Waitrose scraps ‘plastic poison’
BLACK plastic trays used by supermarkets for fresh produce are facing the axe.
Waitrose has announced it will stop using them within two years with other chains expected to follow.
Recycling sites, which use infrared sensors, find it hard to pick them out because of their colour. This means most of the two to three billion produced each year are burnt or sent to landfill.
Waitrose says it will stop using the ‘plastic poison’ black trays for any fresh produce, meat and fish by the end of this year. It will then stopping using the trays for all ready meals, chilled desserts and other products by the end of next year.

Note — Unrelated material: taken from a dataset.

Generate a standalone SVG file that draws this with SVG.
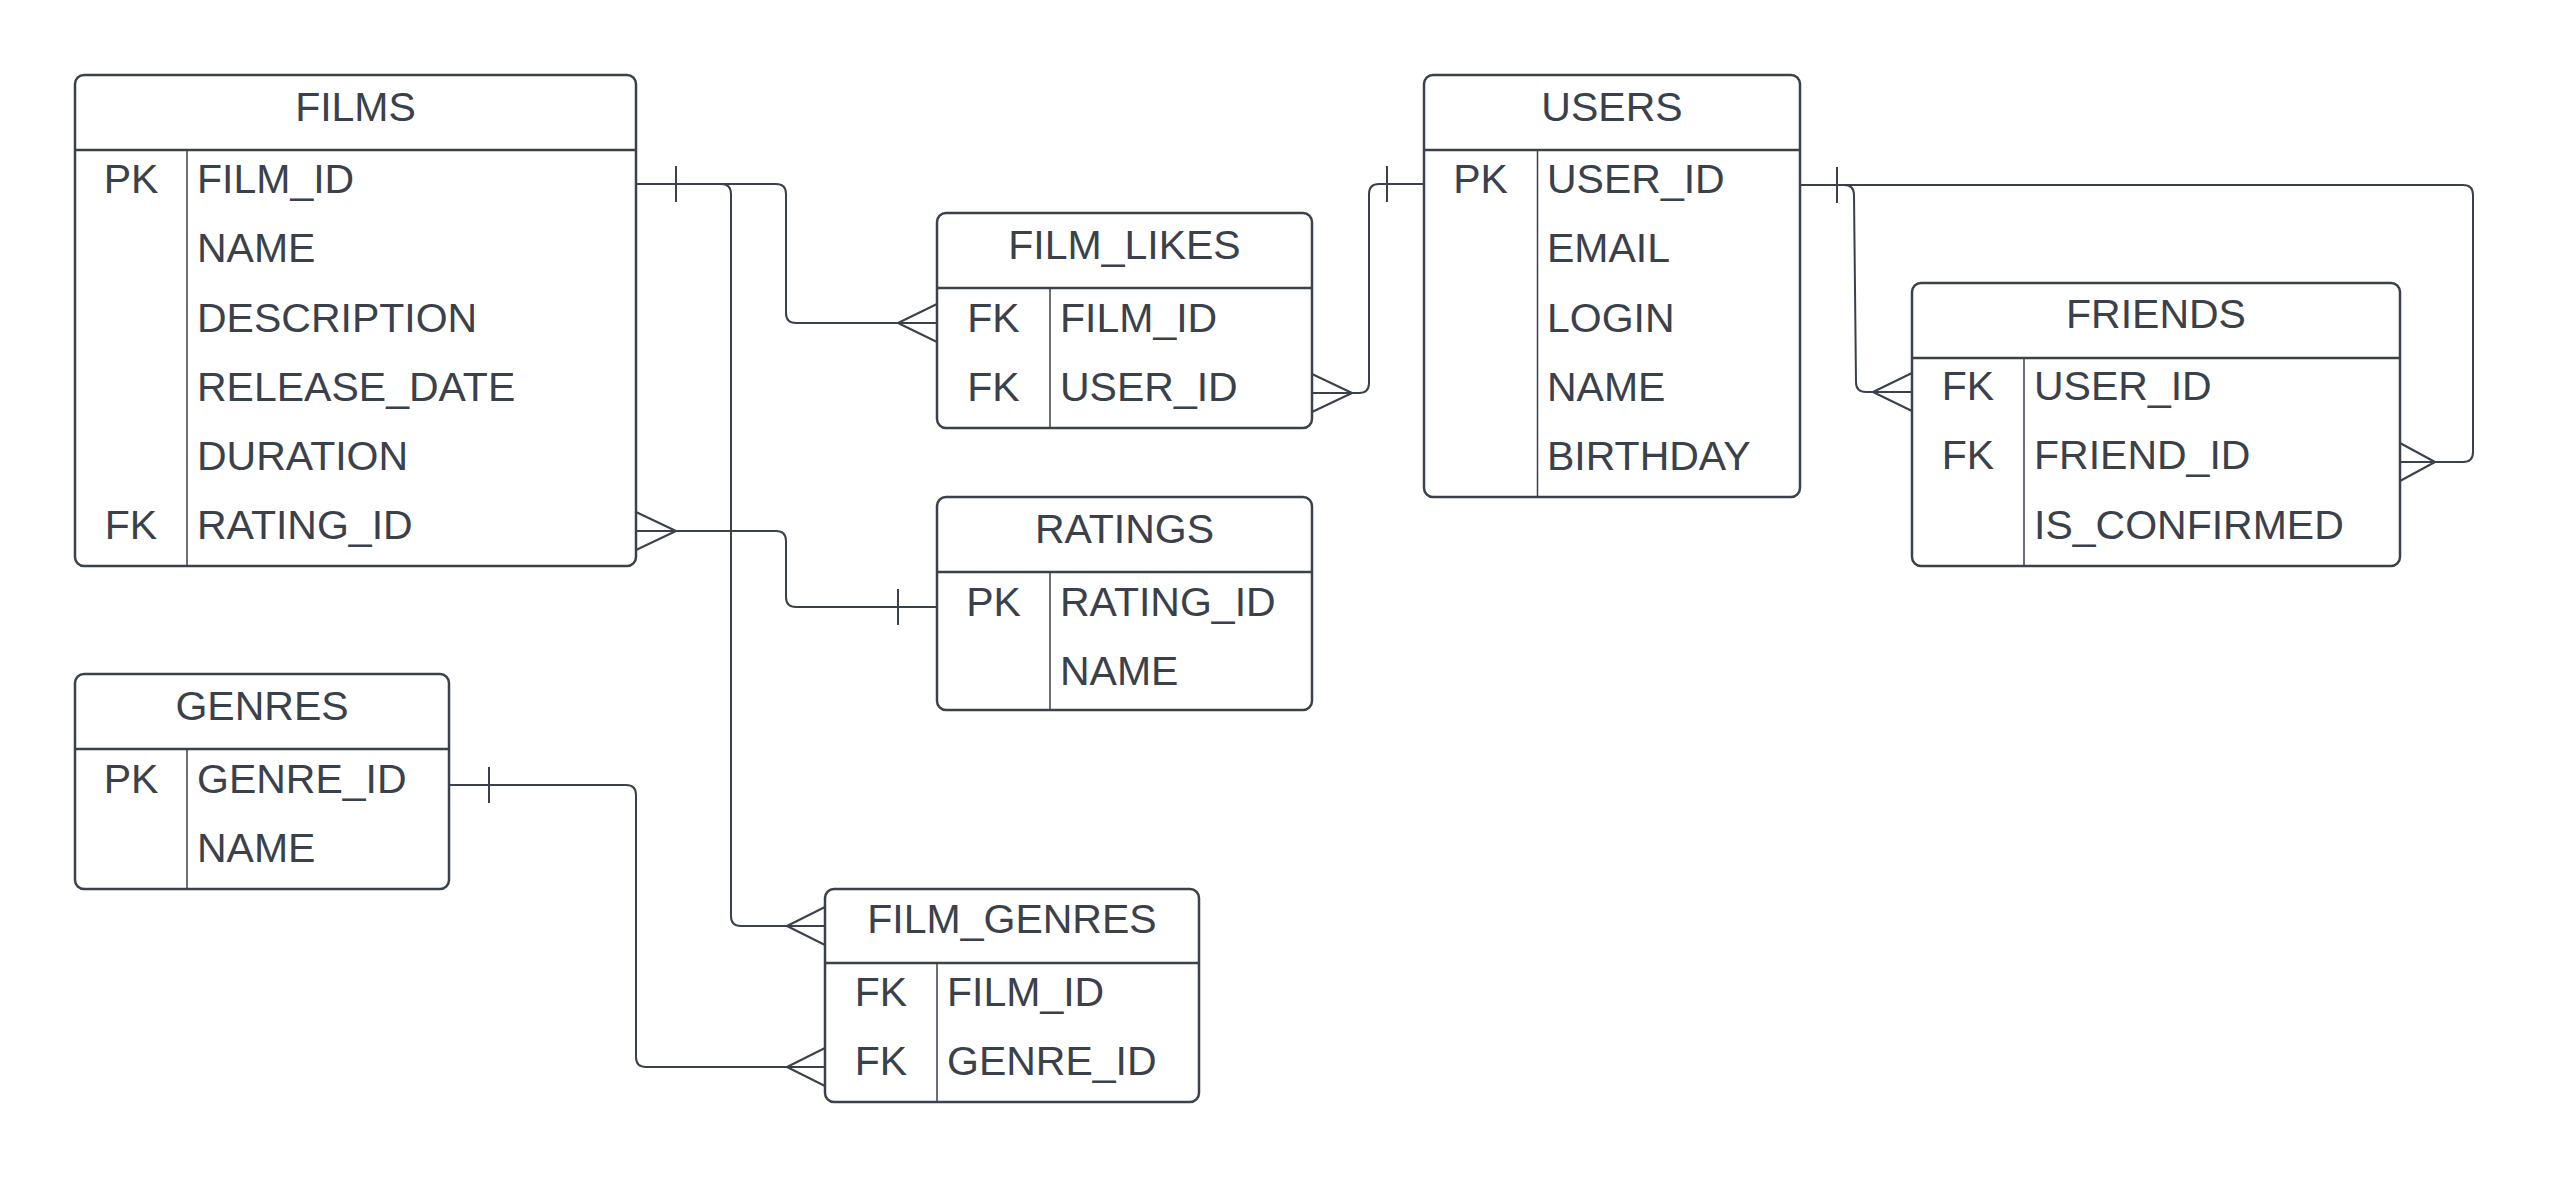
<svg xmlns="http://www.w3.org/2000/svg" width="2552" height="1178" viewBox="0 0 2552 1178">
<style>
.box{fill:#ffffff;stroke:#3a414b;stroke-width:2.5}
.hdr{stroke:#3a414b;stroke-width:2.5}
.div{stroke:#3a414b;stroke-width:1.5}
text{font-family:"Liberation Sans",Arial,sans-serif;font-size:41px;fill:#3a414b}
.t{text-anchor:middle}
.k{text-anchor:middle}
.c{fill:none;stroke:#3a414b;stroke-width:2}
</style>
<rect width="2552" height="1178" fill="#ffffff"/>
<g id="connectors">
<path class="c" d="M636,184 H776 Q786,184 786,194 V313 Q786,323 796,323 H937"/>
<path class="c" d="M676,166 V202 M898,323 L937,304 M898,323 L937,342"/>
<path class="c" d="M721,184 Q731,184 731,194 V916 Q731,926 741,926 H825"/>
<path class="c" d="M787,926 L825,907 M787,926 L825,945"/>
<path class="c" d="M636,531 H776 Q786,531 786,541 V597 Q786,607 796,607 H937"/>
<path class="c" d="M676,531 L636,512 M676,531 L636,550 M898,589 V625"/>
<path class="c" d="M449,785 H626 Q636,785 636,795 V1057 Q636,1067 646,1067 H825"/>
<path class="c" d="M489,767 V803 M787,1067 L825,1048 M787,1067 L825,1086"/>
<path class="c" d="M1312,393 H1359 Q1369,393 1369,383 V194 Q1369,184 1379,184 H1424"/>
<path class="c" d="M1352,393 L1312,374 M1352,393 L1312,412 M1387,166 V202"/>
<path class="c" d="M1800,185 H2463 Q2473,185 2473,195 V452 Q2473,462 2463,462 H2400"/>
<path class="c" d="M1837,167 V203 M2435,462 L2400,443 M2435,462 L2400,481"/>
<path class="c" d="M1844,185 Q1854,185 1854,195 L1856,382 Q1856,392 1866,392 H1912"/>
<path class="c" d="M1873,392 L1912,373 M1873,392 L1912,411"/>
</g>
<g id="films">
<rect class="box" x="75" y="75" width="561" height="491" rx="9"/>
<line class="hdr" x1="75" y1="150" x2="636" y2="150"/>
<line class="div" x1="187" y1="150" x2="187" y2="566"/>
<text class="t" x="355.5" y="121">FILMS</text>
<text class="k" x="131" y="193">PK</text><text x="197" y="193">FILM_ID</text>
<text x="197" y="262">NAME</text>
<text x="197" y="332">DESCRIPTION</text>
<text x="197" y="401">RELEASE_DATE</text>
<text x="197" y="470">DURATION</text>
<text class="k" x="131" y="539">FK</text><text x="197" y="539">RATING_ID</text>
</g>
<g id="film_likes">
<rect class="box" x="937" y="213" width="375" height="215" rx="9"/>
<line class="hdr" x1="937" y1="288" x2="1312" y2="288"/>
<line class="div" x1="1050" y1="288" x2="1050" y2="428"/>
<text class="t" x="1124.5" y="259">FILM_LIKES</text>
<text class="k" x="993.5" y="332">FK</text><text x="1060" y="332">FILM_ID</text>
<text class="k" x="993.5" y="401">FK</text><text x="1060" y="401">USER_ID</text>
</g>
<g id="ratings">
<rect class="box" x="937" y="497" width="375" height="213" rx="9"/>
<line class="hdr" x1="937" y1="572" x2="1312" y2="572"/>
<line class="div" x1="1050" y1="572" x2="1050" y2="710"/>
<text class="t" x="1124.5" y="543">RATINGS</text>
<text class="k" x="993.5" y="616">PK</text><text x="1060" y="616">RATING_ID</text>
<text x="1060" y="685">NAME</text>
</g>
<g id="users">
<rect class="box" x="1424" y="75" width="376" height="422" rx="9"/>
<line class="hdr" x1="1424" y1="150" x2="1800" y2="150"/>
<line class="div" x1="1537.5" y1="150" x2="1537.5" y2="497"/>
<text class="t" x="1612" y="121">USERS</text>
<text class="k" x="1480.5" y="193">PK</text><text x="1547" y="193">USER_ID</text>
<text x="1547" y="262">EMAIL</text>
<text x="1547" y="332">LOGIN</text>
<text x="1547" y="401">NAME</text>
<text x="1547" y="470">BIRTHDAY</text>
</g>
<g id="friends">
<rect class="box" x="1912" y="283" width="488" height="283" rx="9"/>
<line class="hdr" x1="1912" y1="358" x2="2400" y2="358"/>
<line class="div" x1="2024" y1="358" x2="2024" y2="566"/>
<text class="t" x="2156" y="328">FRIENDS</text>
<text class="k" x="1968" y="400">FK</text><text x="2034" y="400">USER_ID</text>
<text class="k" x="1968" y="469">FK</text><text x="2034" y="469">FRIEND_ID</text>
<text x="2034" y="539">IS_CONFIRMED</text>
</g>
<g id="genres">
<rect class="box" x="75" y="674" width="374" height="215" rx="9"/>
<line class="hdr" x1="75" y1="749" x2="449" y2="749"/>
<line class="div" x1="187" y1="749" x2="187" y2="889"/>
<text class="t" x="262" y="720">GENRES</text>
<text class="k" x="131" y="793">PK</text><text x="197" y="793">GENRE_ID</text>
<text x="197" y="862">NAME</text>
</g>
<g id="film_genres">
<rect class="box" x="825" y="889" width="374" height="213" rx="9"/>
<line class="hdr" x1="825" y1="963" x2="1199" y2="963"/>
<line class="div" x1="937" y1="963" x2="937" y2="1102"/>
<text class="t" x="1012" y="933">FILM_GENRES</text>
<text class="k" x="881" y="1006">FK</text><text x="947" y="1006">FILM_ID</text>
<text class="k" x="881" y="1075">FK</text><text x="947" y="1075">GENRE_ID</text>
</g>
</svg>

Iceland has already pledged to stop using plastic packaging for its own-label products, including ready meals, within five years.
Waitrose, which has 352 stores, claims its move away from black plastic trays will be achieved more quickly than any other retailer. The
Daily Mail’s ten-year campaign on plastic bags, microbeads, plastic bottles and coffee cups, has played a key role in highlighting the threat from plastic pollution to the environment. And Sir David Attenborough has featured the threat to the oceans in Blue Planet II.
Tor Harris of Waitrose said last night: ‘Like the Daily Mail, we recognise that reducing plastics is a really important issue for the environment and for customers. Becoming black plastic-free is the right thing to do.’